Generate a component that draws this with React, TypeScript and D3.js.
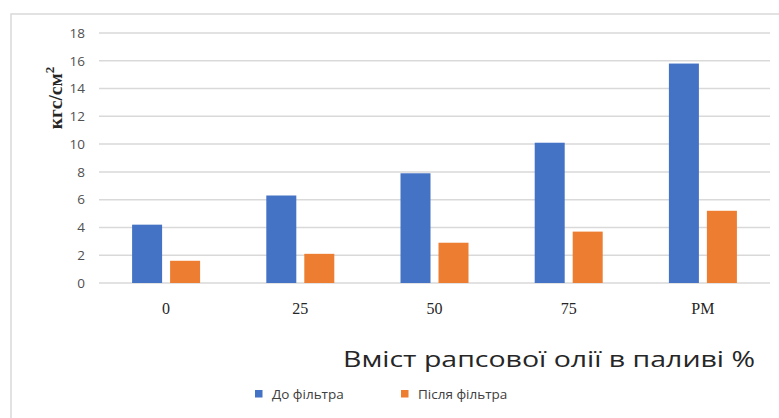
import * as d3 from 'd3';
import React from 'react';

const width = 779;
const height = 418;
const margin = { top: 33, right: 9, bottom: 135, left: 99 };

const categories = ['0', '25', '50', '75', 'РМ'];
const beforeFilter = [4.2, 6.3, 7.9, 10.1, 15.8];
const afterFilter = [1.6, 2.1, 2.9, 3.7, 5.2];
const yTicks = [0, 2, 4, 6, 8, 10, 12, 14, 16, 18];
const seriesNames = ['До фільтра', 'Після фільтра'];
const colors = ['#4472C4', '#ED7D31'];

export default function App() {
  const x = d3
    .scaleBand()
    .domain(categories)
    .range([margin.left, width - margin.right]);
  const y = d3
    .scaleLinear()
    .domain([0, 18])
    .range([height - margin.bottom, margin.top]);

  const barW = 30;
  const gap = 8;
  const series = [beforeFilter, afterFilter];

  return (
    <svg
      width={width}
      height={height}
      style={{ position: 'absolute', left: 0, top: 0, background: '#fff' }}
    >
      <rect x={11} y={14} width={width} height={height} fill="#fff" stroke="#d9d9d9" strokeWidth={1.5} />
      {yTicks.map(t => (
        <g key={t}>
          <line
            x1={margin.left}
            x2={width - margin.right}
            y1={y(t)}
            y2={y(t)}
            stroke="#d9d9d9"
            strokeWidth={1.5}
          />
          <text
            x={85}
            y={y(t)}
            dy="0.35em"
            textAnchor="end"
            fontFamily="Open Sans, sans-serif"
            fontSize={13.5}
            fill="#505050"
          >
            {t}
          </text>
        </g>
      ))}
      {series.map((vals, si) =>
        vals.map((v, i) => {
          const cx = (x(categories[i]) as number) + x.bandwidth() / 2;
          const bx = si === 0 ? cx - gap / 2 - barW : cx + gap / 2;
          return (
            <rect
              key={`${si}-${i}`}
              x={bx}
              y={y(v)}
              width={barW}
              height={y(0) - y(v)}
              fill={colors[si]}
            />
          );
        })
      )}
      {categories.map(c => (
        <text
          key={c}
          x={(x(c) as number) + x.bandwidth() / 2}
          y={314}
          textAnchor="middle"
          fontFamily="Liberation Serif, Times New Roman, serif"
          fontSize={16}
          fill="#262626"
        >
          {c}
        </text>
      ))}
      <text
        transform={`translate(62, 98) rotate(-90)`}
        textAnchor="middle"
        fontFamily="Liberation Serif, Times New Roman, serif"
        fontSize={19.5}
        fontWeight="bold"
        fill="#262626"
      >
        кгс/см<tspan fontSize={13} dy={-8}>2</tspan>
      </text>
      <text
        x={755}
        y={367}
        textAnchor="end"
        fontFamily="Open Sans, sans-serif"
        fontSize={22}
        fill="#262626"
        textLength={412}
        lengthAdjust="spacingAndGlyphs"
      >
        Вміст рапсової олії в паливі %
      </text>
      {seriesNames.map((n, i) => {
        const lx = i === 0 ? 255 : 401;
        return (
          <g key={n}>
            <rect x={lx} y={390} width={7.5} height={7.5} fill={colors[i]} />
            <text
              x={lx + 17}
              y={398.5}
              fontFamily="Open Sans, sans-serif"
              fontSize={13.5}
              fill="#404040"
            >
              {n}
            </text>
          </g>
        );
      })}
    </svg>
  );
}
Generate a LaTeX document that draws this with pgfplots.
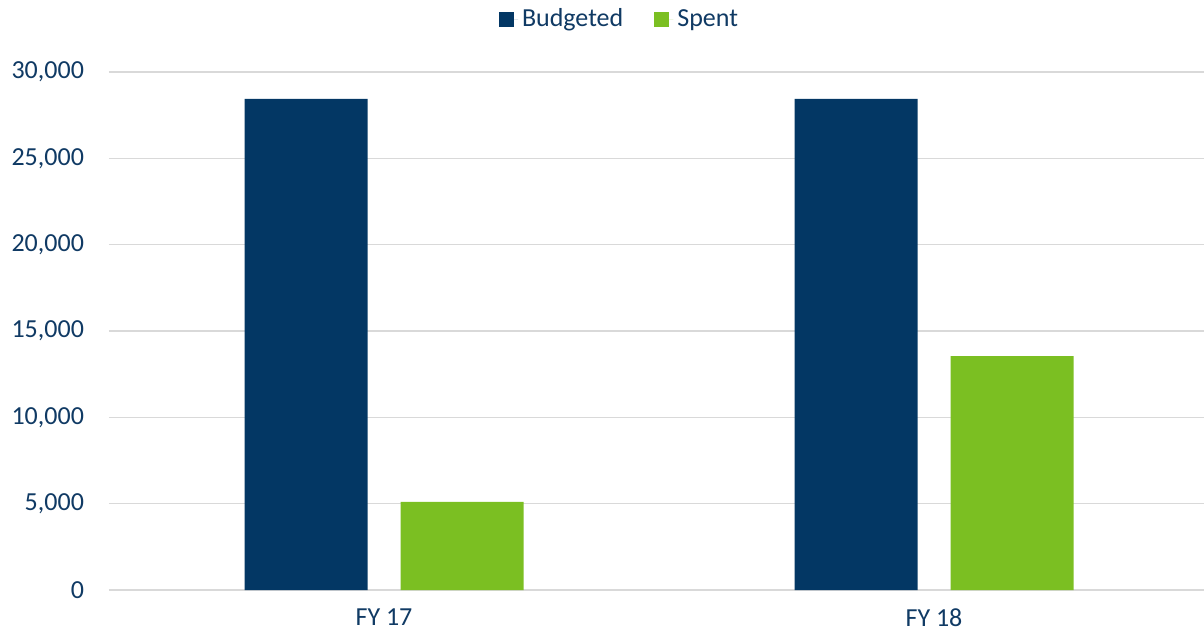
\documentclass[border=0pt]{standalone}
\usepackage{fontspec}
\setmainfont{Carlito}
\usepackage{pgfplots}
\pgfplotsset{compat=1.18}
\definecolor{navybar}{RGB}{3,55,100}
\definecolor{greenbar}{RGB}{123,191,34}
\definecolor{labtxt}{RGB}{16,58,100}
\definecolor{gridgray}{RGB}{217,217,217}
\begin{document}
\begin{tikzpicture}
  \path[use as bounding box] (-54.5pt,-24.5pt) rectangle (547.5pt,295pt);
  \begin{axis}[
    at={(0,0)}, anchor=south west,
    scale only axis,
    width=550pt, height=259pt,
    ybar=16.5pt, bar width=61.5pt,
    xmin=-0.5, xmax=1.5,
    ymin=0, ymax=30000,
    ytick={0,5000,...,30000},
    xtick=data,
    xticklabels={FY 17, FY 18},
    scaled y ticks=false,
    /pgf/number format/.cd, 1000 sep={,}, assume math mode=true, /pgfplots/.cd,
    ymajorgrids,
    grid style={draw=gridgray, line width=0.6pt},
    axis x line*=bottom,
    axis y line*=left,
    x axis line style={draw=gridgray, line width=0.6pt, -},
    y axis line style={draw=none},
    yticklabel style={font=\fontsize{13}{15}\selectfont, text=labtxt, xshift=-9pt},
    xticklabel style={font=\fontsize{13}{15}\selectfont, text=labtxt, yshift=-6pt},
    major tick length=0pt,
    ytick style={draw=none}, xtick style={draw=none},
    clip=false,
    legend columns=2,
    legend style={at={(0.465,1.102)}, anchor=center, draw=none,
      font=\fontsize{13}{15}\selectfont, text=labtxt,
      /tikz/every even column/.append style={column sep=13.5pt}},
    legend image code/.code={\fill[#1] (0pt,-3.75pt) rectangle (7.5pt,3.75pt);
      \path (0pt,0pt) -- (9.5pt,0pt);},
  ]
    \addplot[fill=navybar, draw=none] coordinates {(0,28450) (1,28450)};
    \addplot[fill=greenbar, draw=none] coordinates {(0,5100) (1,13550)};
    \legend{Budgeted, Spent}
  \end{axis}
\end{tikzpicture}
\end{document}
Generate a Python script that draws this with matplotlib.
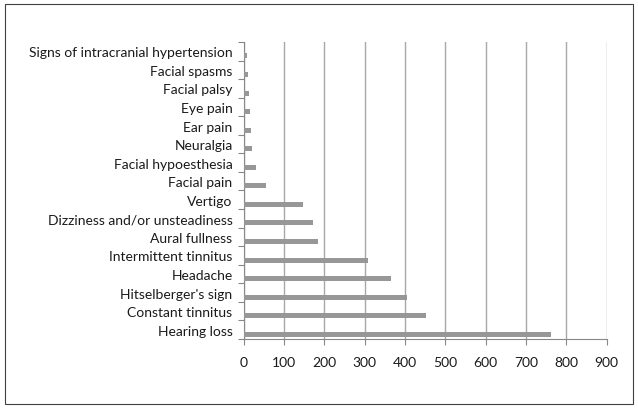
import numpy as np
import matplotlib.pyplot as plt
from matplotlib.patches import Rectangle

plt.rcParams['font.family'] = ['Lato', 'DejaVu Sans']

symptoms = ["Hearing loss", "Constant tinnitus", "Hitselberger's sign", "Headache",
            "Intermittent tinnitus", "Aural fullness", "Dizziness and/or unsteadiness",
            "Vertigo", "Facial pain", "Facial hypoesthesia", "Neuralgia", "Ear pain",
            "Eye pain", "Facial palsy", "Facial spasms", "Signs of intracranial hypertension"]
counts = [762, 452, 404, 365, 307, 185, 173, 147, 56, 30, 21, 18, 15, 12, 10, 7]
xticks = [0, 100, 200, 300, 400, 500, 600, 700, 800, 900]

fig = plt.figure(figsize=(6.38, 4.10), dpi=100)
fig.patches.append(Rectangle((0.008, 0.012), 0.984, 0.976, transform=fig.transFigure,
                             fill=False, edgecolor='#404040', linewidth=0.8))
ax = fig.add_axes([0.382, 0.171, 0.569, 0.724])

y = np.arange(len(symptoms))
# bars sit in the lower part of each category slot, as in the original
ax.barh(y - 0.25, counts, height=0.27, color='#979797', zorder=3)

ax.set_xlim(0, 900)
ax.set_ylim(-0.5, len(symptoms) - 0.5)
ax.set_xticks(xticks)
ax.set_xticklabels([str(v) for v in xticks], fontsize=10, color='#1a1a1a')
ax.set_yticks(y)
ax.set_yticklabels(symptoms, fontsize=10, color='#1a1a1a')
ax.set_yticks(np.arange(-0.5, len(symptoms)), minor=True)

ax.tick_params(axis='y', which='major', length=0, pad=8)
ax.tick_params(axis='y', which='minor', length=4, color='#888888', width=0.8)
ax.tick_params(axis='x', length=4, color='#888888', width=0.8, pad=8)

ax.grid(axis='x', color='#a8a8a8', linewidth=1.0, zorder=0)
for s in ['top', 'right']:
    ax.spines[s].set_visible(False)
for s in ['left', 'bottom']:
    ax.spines[s].set_color('#888888')
    ax.spines[s].set_linewidth(0.8)

fig.savefig('out.png', dpi=100)
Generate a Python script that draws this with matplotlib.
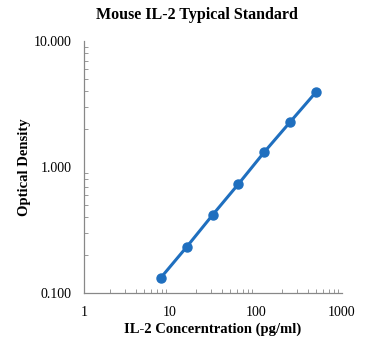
import matplotlib
matplotlib.use("Agg")
import matplotlib.pyplot as plt
from matplotlib.ticker import FixedLocator, LogLocator, NullFormatter

# standard curve data
conc = [7.8125, 15.625, 31.25, 62.5, 125, 250, 500]
od = [0.132, 0.232, 0.416, 0.733, 1.315, 2.28, 3.94]

x_ticks = [1, 10, 100, 1000]
x_labels = ["1", "10", "100", "1000"]
y_ticks = [0.1, 1, 10]
y_labels = ["0.100", "1.000", "10.000"]

plt.rcParams['font.family'] = ['Liberation Serif', 'DejaVu Serif']

fig = plt.figure(figsize=(3.7, 3.5), dpi=100)
ax = fig.add_axes([84/370, 57/350, 258/370, 252/350])

ax.plot(conc, od, color="#1f6fbf", lw=2.2, marker="o", ms=6.5)

ax.set_xscale("log")
ax.set_yscale("log")
ax.set_xlim(1, 1000)
ax.set_ylim(0.1, 10)

ax.xaxis.set_major_locator(FixedLocator(x_ticks))
ax.set_xticklabels(x_labels)
ax.yaxis.set_major_locator(FixedLocator(y_ticks))
ax.set_yticklabels(y_labels)
ax.xaxis.set_minor_locator(LogLocator(base=10, subs=range(2, 10)))
ax.yaxis.set_minor_locator(LogLocator(base=10, subs=range(2, 10)))
ax.xaxis.set_minor_formatter(NullFormatter())
ax.yaxis.set_minor_formatter(NullFormatter())

for s in ["top", "right"]:
    ax.spines[s].set_visible(False)
for s in ["left", "bottom"]:
    ax.spines[s].set_color("#888888")
    ax.spines[s].set_linewidth(0.9)

ax.tick_params(which="both", direction="in", color="#888888", labelsize=10)
ax.tick_params(which="major", length=0, pad=9)
ax.tick_params(which="minor", length=3)

fig.suptitle("Mouse IL-2 Typical Standard", x=0.533, y=1 - 15/350, va="center",
             fontsize=11.5, fontweight="bold")
ax.set_xlabel("IL-2 Concerntration (pg/ml)", fontsize=10.5, fontweight="bold", labelpad=3)
ax.set_ylabel("Optical Density", fontsize=10.5, fontweight="bold", labelpad=2)

fig.savefig("out.png", dpi=100)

== == ==

**AIM OF THE TASK:** Give back exactly the lines from the first line of the data through the line with "const series = [beforeFilter, afterFilter];", pictures excluded.

**WRITTEN SOLUTION:**
Generate a component that draws this with React, TypeScript and D3.js.
import * as d3 from 'd3';
import React from 'react';

const width = 779;
const height = 418;
const margin = { top: 33, right: 9, bottom: 135, left: 99 };

const categories = ['0', '25', '50', '75', 'РМ'];
const beforeFilter = [4.2, 6.3, 7.9, 10.1, 15.8];
const afterFilter = [1.6, 2.1, 2.9, 3.7, 5.2];
const yTicks = [0, 2, 4, 6, 8, 10, 12, 14, 16, 18];
const seriesNames = ['До фільтра', 'Після фільтра'];
const colors = ['#4472C4', '#ED7D31'];

export default function App() {
  const x = d3
    .scaleBand()
    .domain(categories)
    .range([margin.left, width - margin.right]);
  const y = d3
    .scaleLinear()
    .domain([0, 18])
    .range([height - margin.bottom, margin.top]);

  const barW = 30;
  const gap = 8;
  const series = [beforeFilter, afterFilter];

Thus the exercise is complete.